=== ENTRIES SUPPLIED ===

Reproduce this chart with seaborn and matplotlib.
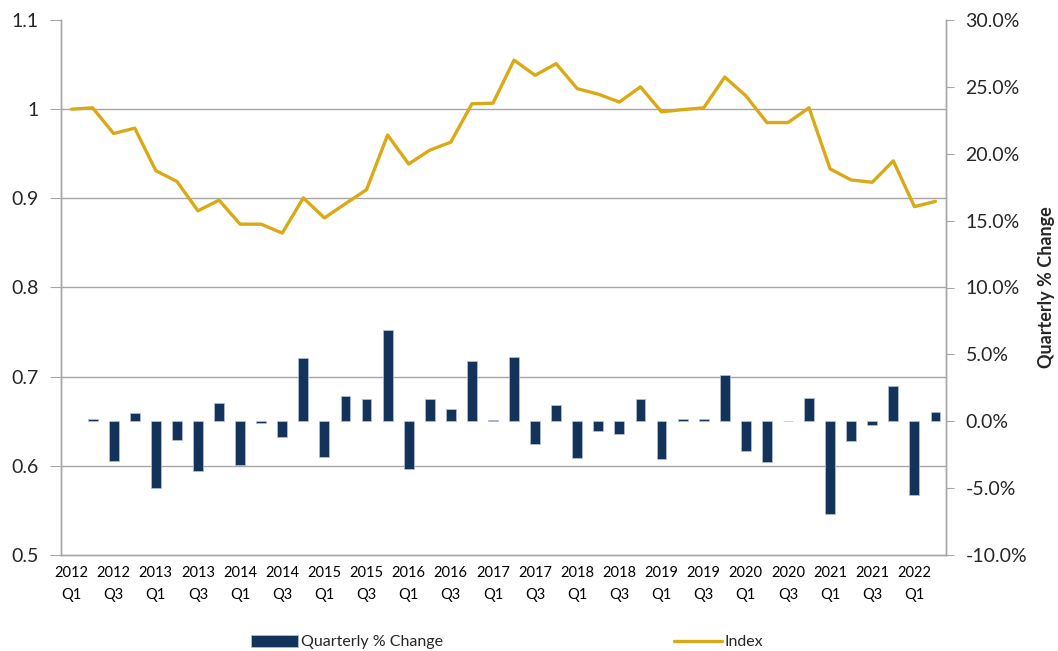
import numpy as np
import pandas as pd
import seaborn as sns
import matplotlib.pyplot as plt
from matplotlib.ticker import FixedLocator, FuncFormatter

##----------- Data --------------##
quarters = [f"{y}\nQ{q}" for y in range(2012, 2023) for q in range(1, 5)][:42]

index_values = [1.000, 1.0015, 0.9727, 0.9787, 0.931, 0.919, 0.886, 0.898, 0.871, 0.871,
                0.861, 0.9005, 0.878, 0.894, 0.9097, 0.971, 0.9385, 0.954, 0.963, 1.006,
                1.0067, 1.055, 1.038, 1.051, 1.023, 1.0168, 1.008, 1.025, 0.997, 0.9995,
                1.0015, 1.036, 1.015, 0.985, 0.985, 1.0015, 0.933, 0.9206, 0.918, 0.942,
                0.8907, 0.8966]

# quarterly % change (first quarter has no value)
pct_change = [np.nan, 0.17, -3.0, 0.65, -5.0, -1.4, -3.7, 1.4, -3.25, -0.15,
              -1.15, 4.7, -2.65, 1.9, 1.7, 6.8, -3.6, 1.65, 0.95, 4.5,
              0.1, 4.8, -1.7, 1.25, -2.75, -0.7, -0.95, 1.7, -2.8, 0.2,
              0.2, 3.45, -2.2, -3.05, 0.0, 1.75, -6.9, -1.47, -0.3, 2.6,
              -5.5, 0.72]

left_ticks = [0.5, 0.6, 0.7, 0.8, 0.9, 1.0, 1.1]
left_ticklabels = ["0.5", "0.6", "0.7", "0.8", "0.9", "1", "1.1"]
right_ticks = [-10, -5, 0, 5, 10, 15, 20, 25, 30]

navy = "#14335A"
gold = "#D9A916"
grey = "#A6A6A6"

df = pd.DataFrame({"pos": np.arange(len(quarters)), "Index": index_values,
                   "Change": pct_change})

##----------- Plot --------------##
sns.set_style("white")
plt.rcParams['font.family'] = ['Lato', 'DejaVu Sans']

fig = plt.figure(figsize=(10.58, 6.51), dpi=100)
ax1 = fig.add_axes([61/1058, 1-555/651, (946-61)/1058, (555-20)/651])
ax2 = ax1.twinx()

sns.barplot(data=df, x="pos", y="Change", native_scale=True, width=0.47,
            color=navy, edgecolor="#B8C4D4", linewidth=0.5, saturation=1,
            ax=ax2, label="Quarterly % Change", zorder=3)
sns.lineplot(data=df, x="pos", y="Index", color=gold, linewidth=2.4,
             ax=ax1, label="Index")

# x axis
ax1.set_xlim(-0.5, len(quarters) - 0.5)
ax1.xaxis.set_major_locator(FixedLocator(np.arange(0, len(quarters), 2)))
ax1.xaxis.set_major_formatter(FuncFormatter(lambda v, p: quarters[int(round(v))]))
ax1.xaxis.set_minor_locator(FixedLocator(np.arange(-0.5, len(quarters), 1)))
ax1.tick_params(axis="x", which="major", length=0, labelsize=10.5, pad=8, colors="black")
ax1.tick_params(axis="x", which="minor", length=5, width=0.8, color=grey, direction="out")
for lab in ax1.get_xticklabels():
    lab.set_linespacing(1.75)
ax1.set_xlabel("")

# left axis
ax1.set_ylim(0.5, 1.1)
ax1.set_yticks(left_ticks)
ax1.set_yticklabels(left_ticklabels)
ax1.tick_params(axis="y", length=8, width=0.8, color=grey, labelsize=14, pad=8, left=True)
ax1.set_ylabel("")
for v in left_ticks[1:-1]:
    ax1.axhline(v, color=grey, linewidth=1, zorder=0)

# right axis
ax2.set_ylim(-10, 30)
ax2.set_yticks(right_ticks)
ax2.yaxis.set_major_formatter(FuncFormatter(lambda v, p: f"{v:.1f}%"))
ax2.tick_params(axis="y", length=6, width=0.8, color=grey, labelsize=14, pad=8, right=True)
ax2.set_ylabel("Quarterly % Change", fontsize=13, fontweight="bold")
ax2.yaxis.set_label_coords((1038 - 61) / 885, 0.5)

for ax in (ax1, ax2):
    ax.spines["top"].set_visible(False)
    for s in ("left", "right", "bottom"):
        ax.spines[s].set_color(grey)
        ax.spines[s].set_linewidth(1)
    if ax.get_legend() is not None:
        ax.get_legend().remove()

h2, l2 = ax2.get_legend_handles_labels()
h1, l1 = ax1.get_legend_handles_labels()
fig.legend(h2 + h1, l2 + l1, loc="center", bbox_to_anchor=(507/1058, 1-642/651),
           ncol=2, frameon=False, fontsize=11.5, handlelength=3.0, handleheight=0.8,
           handletextpad=0.15, columnspacing=14.5)

plt.savefig("out.png", dpi=100)
plt.close()
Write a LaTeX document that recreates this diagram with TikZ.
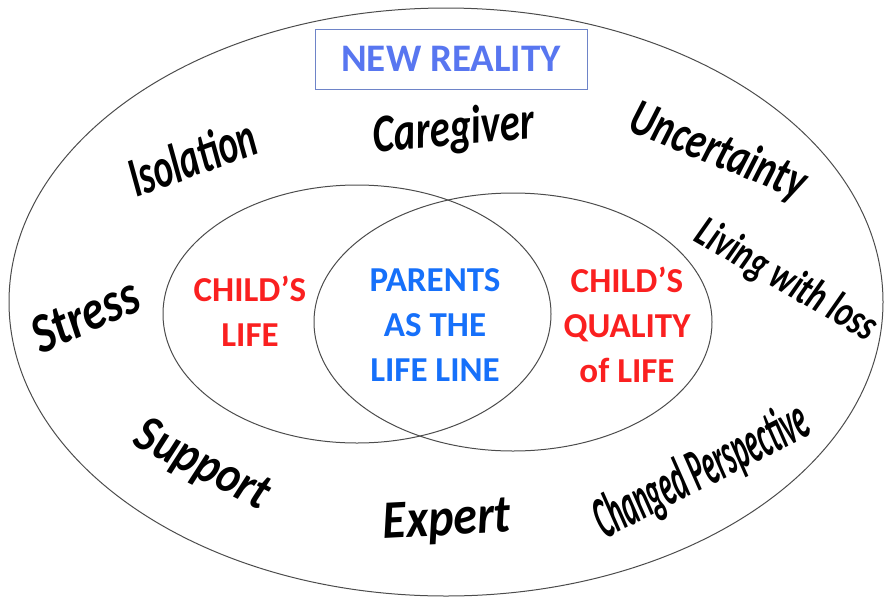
\documentclass[tikz,border=0pt]{standalone}
\usepackage{fontspec}
\usepackage{graphicx}
\setmainfont{Carlito}
\definecolor{lifered}{RGB}{250,32,32}
\definecolor{lineblue}{RGB}{22,112,250}
\definecolor{realblue}{RGB}{88,118,240}
\definecolor{frameblue}{RGB}{110,132,200}
\begin{document}
\begin{tikzpicture}[x=1pt, y=-1pt,
    ring/.style = {draw=black!70, line width=1pt},
    core/.style = {font=\bfseries\fontsize{35}{45}\selectfont, align=center, inner sep=0pt},
    word/.style = {font=\bfseries\itshape\fontsize{40}{40}\selectfont, inner sep=0pt},
    title/.style = {draw=frameblue, line width=0.9pt, text=realblue, font=\bfseries\fontsize{39}{39}\selectfont, minimum width=272pt, minimum height=60pt}
]
    \useasboundingbox (0,0) rectangle (886,598);

    % outer ring and the two overlapping circles
    \draw[ring] (446,302) ellipse [x radius=437pt, y radius=294pt];
    \draw[ring] (357,314) ellipse [x radius=194pt, y radius=129pt];
    \draw[ring] (513,322) ellipse [x radius=199pt, y radius=129pt];

    \node[title] (reality) at (451,59) {NEW REALITY};

    \node[core, text=lifered] (life) at (250,311) {CHILD'S\\LIFE};
    \node[core, text=lineblue] (parents) at (435,325) {PARENTS\\AS THE\\LIFE LINE};
    \node[core, text=lifered] (quality) at (627,325) {CHILD'S\\QUALITY\\of LIFE};

    % words around the ring
    \node[word, rotate=20] (isolation) at (192,157) {\scalebox{0.92}[1.4]{Isolation}};
    \node[word, rotate=5] (caregiver) at (454,131) {\scalebox{1.02}[1.35]{Caregiver}};
    \node[word, rotate=-22] (uncertainty) at (718,152) {\scalebox{0.95}[1.3]{Uncertainty}};
    \node[word, rotate=24] (stress) at (85,315) {\scalebox{1.15}[1.4]{Stress}};
    \node[word, rotate=-30] (loss) at (786,281) {\scalebox{0.8}[1.1]{Living with loss}};
    \node[word, rotate=-27] (support) at (202,466) {\scalebox{1.1}[1.3]{Support}};
    \node[word, rotate=3] (expert) at (447,522) {\scalebox{1.2}[1.35]{Expert}};
    \node[word, rotate=27] (perspective) at (702,472) {\scalebox{0.68}[1.5]{Changed Perspective}};
\end{tikzpicture}
\end{document}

===

• WHAT THE TASK REQUIRES:
Transcribe all the data word for word; the images stay out.

• ANSWER TO THIS PROBLEM:
Reproduce this chart with seaborn and matplotlib.
import numpy as np
import pandas as pd
import seaborn as sns
import matplotlib.pyplot as plt
from matplotlib.ticker import FixedLocator, FuncFormatter

##----------- Data --------------##
quarters = [f"{y}\nQ{q}" for y in range(2012, 2023) for q in range(1, 5)][:42]

index_values = [1.000, 1.0015, 0.9727, 0.9787, 0.931, 0.919, 0.886, 0.898, 0.871, 0.871,
                0.861, 0.9005, 0.878, 0.894, 0.9097, 0.971, 0.9385, 0.954, 0.963, 1.006,
                1.0067, 1.055, 1.038, 1.051, 1.023, 1.0168, 1.008, 1.025, 0.997, 0.9995,
                1.0015, 1.036, 1.015, 0.985, 0.985, 1.0015, 0.933, 0.9206, 0.918, 0.942,
                0.8907, 0.8966]

# quarterly % change (first quarter has no value)
pct_change = [np.nan, 0.17, -3.0, 0.65, -5.0, -1.4, -3.7, 1.4, -3.25, -0.15,
              -1.15, 4.7, -2.65, 1.9, 1.7, 6.8, -3.6, 1.65, 0.95, 4.5,
              0.1, 4.8, -1.7, 1.25, -2.75, -0.7, -0.95, 1.7, -2.8, 0.2,
              0.2, 3.45, -2.2, -3.05, 0.0, 1.75, -6.9, -1.47, -0.3, 2.6,
              -5.5, 0.72]

left_ticks = [0.5, 0.6, 0.7, 0.8, 0.9, 1.0, 1.1]
left_ticklabels = ["0.5", "0.6", "0.7", "0.8", "0.9", "1", "1.1"]
right_ticks = [-10, -5, 0, 5, 10, 15, 20, 25, 30]

navy = "#14335A"
gold = "#D9A916"
grey = "#A6A6A6"

df = pd.DataFrame({"pos": np.arange(len(quarters)), "Index": index_values,
                   "Change": pct_change})

##----------- Plot --------------##
sns.set_style("white")
plt.rcParams['font.family'] = ['Lato', 'DejaVu Sans']

fig = plt.figure(figsize=(10.58, 6.51), dpi=100)
ax1 = fig.add_axes([61/1058, 1-555/651, (946-61)/1058, (555-20)/651])
ax2 = ax1.twinx()

sns.barplot(data=df, x="pos", y="Change", native_scale=True, width=0.47,
            color=navy, edgecolor="#B8C4D4", linewidth=0.5, saturation=1,
            ax=ax2, label="Quarterly % Change", zorder=3)
sns.lineplot(data=df, x="pos", y="Index", color=gold, linewidth=2.4,
             ax=ax1, label="Index")

# x axis
ax1.set_xlim(-0.5, len(quarters) - 0.5)
ax1.xaxis.set_major_locator(FixedLocator(np.arange(0, len(quarters), 2)))
ax1.xaxis.set_major_formatter(FuncFormatter(lambda v, p: quarters[int(round(v))]))
ax1.xaxis.set_minor_locator(FixedLocator(np.arange(-0.5, len(quarters), 1)))
ax1.tick_params(axis="x", which="major", length=0, labelsize=10.5, pad=8, colors="black")
ax1.tick_params(axis="x", which="minor", length=5, width=0.8, color=grey, direction="out")
for lab in ax1.get_xticklabels():
    lab.set_linespacing(1.75)
ax1.set_xlabel("")

# left axis
ax1.set_ylim(0.5, 1.1)
ax1.set_yticks(left_ticks)
ax1.set_yticklabels(left_ticklabels)
ax1.tick_params(axis="y", length=8, width=0.8, color=grey, labelsize=14, pad=8, left=True)
ax1.set_ylabel("")
for v in left_ticks[1:-1]:
    ax1.axhline(v, color=grey, linewidth=1, zorder=0)

# right axis
ax2.set_ylim(-10, 30)
ax2.set_yticks(right_ticks)
ax2.yaxis.set_major_formatter(FuncFormatter(lambda v, p: f"{v:.1f}%"))
ax2.tick_params(axis="y", length=6, width=0.8, color=grey, labelsize=14, pad=8, right=True)
ax2.set_ylabel("Quarterly % Change", fontsize=13, fontweight="bold")
ax2.yaxis.set_label_coords((1038 - 61) / 885, 0.5)

for ax in (ax1, ax2):
    ax.spines["top"].set_visible(False)
    for s in ("left", "right", "bottom"):
        ax.spines[s].set_color(grey)
        ax.spines[s].set_linewidth(1)
    if ax.get_legend() is not None:
        ax.get_legend().remove()

h2, l2 = ax2.get_legend_handles_labels()
h1, l1 = ax1.get_legend_handles_labels()
fig.legend(h2 + h1, l2 + l1, loc="center", bbox_to_anchor=(507/1058, 1-642/651),
           ncol=2, frameon=False, fontsize=11.5, handlelength=3.0, handleheight=0.8,
           handletextpad=0.15, columnspacing=14.5)

plt.savefig("out.png", dpi=100)
plt.close()
Write a LaTeX document that recreates this diagram with TikZ.
\documentclass[tikz,border=0pt]{standalone}
\usepackage{fontspec}
\usepackage{graphicx}
\setmainfont{Carlito}
\definecolor{lifered}{RGB}{250,32,32}
\definecolor{lineblue}{RGB}{22,112,250}
\definecolor{realblue}{RGB}{88,118,240}
\definecolor{frameblue}{RGB}{110,132,200}
\begin{document}
\begin{tikzpicture}[x=1pt, y=-1pt,
    ring/.style = {draw=black!70, line width=1pt},
    core/.style = {font=\bfseries\fontsize{35}{45}\selectfont, align=center, inner sep=0pt},
    word/.style = {font=\bfseries\itshape\fontsize{40}{40}\selectfont, inner sep=0pt},
    title/.style = {draw=frameblue, line width=0.9pt, text=realblue, font=\bfseries\fontsize{39}{39}\selectfont, minimum width=272pt, minimum height=60pt}
]
    \useasboundingbox (0,0) rectangle (886,598);

    % outer ring and the two overlapping circles
    \draw[ring] (446,302) ellipse [x radius=437pt, y radius=294pt];
    \draw[ring] (357,314) ellipse [x radius=194pt, y radius=129pt];
    \draw[ring] (513,322) ellipse [x radius=199pt, y radius=129pt];

    \node[title] (reality) at (451,59) {NEW REALITY};

    \node[core, text=lifered] (life) at (250,311) {CHILD'S\\LIFE};
    \node[core, text=lineblue] (parents) at (435,325) {PARENTS\\AS THE\\LIFE LINE};
    \node[core, text=lifered] (quality) at (627,325) {CHILD'S\\QUALITY\\of LIFE};

    % words around the ring
    \node[word, rotate=20] (isolation) at (192,157) {\scalebox{0.92}[1.4]{Isolation}};
    \node[word, rotate=5] (caregiver) at (454,131) {\scalebox{1.02}[1.35]{Caregiver}};
    \node[word, rotate=-22] (uncertainty) at (718,152) {\scalebox{0.95}[1.3]{Uncertainty}};
    \node[word, rotate=24] (stress) at (85,315) {\scalebox{1.15}[1.4]{Stress}};
    \node[word, rotate=-30] (loss) at (786,281) {\scalebox{0.8}[1.1]{Living with loss}};
    \node[word, rotate=-27] (support) at (202,466) {\scalebox{1.1}[1.3]{Support}};
    \node[word, rotate=3] (expert) at (447,522) {\scalebox{1.2}[1.35]{Expert}};
    \node[word, rotate=27] (perspective) at (702,472) {\scalebox{0.68}[1.5]{Changed Perspective}};
\end{tikzpicture}
\end{document}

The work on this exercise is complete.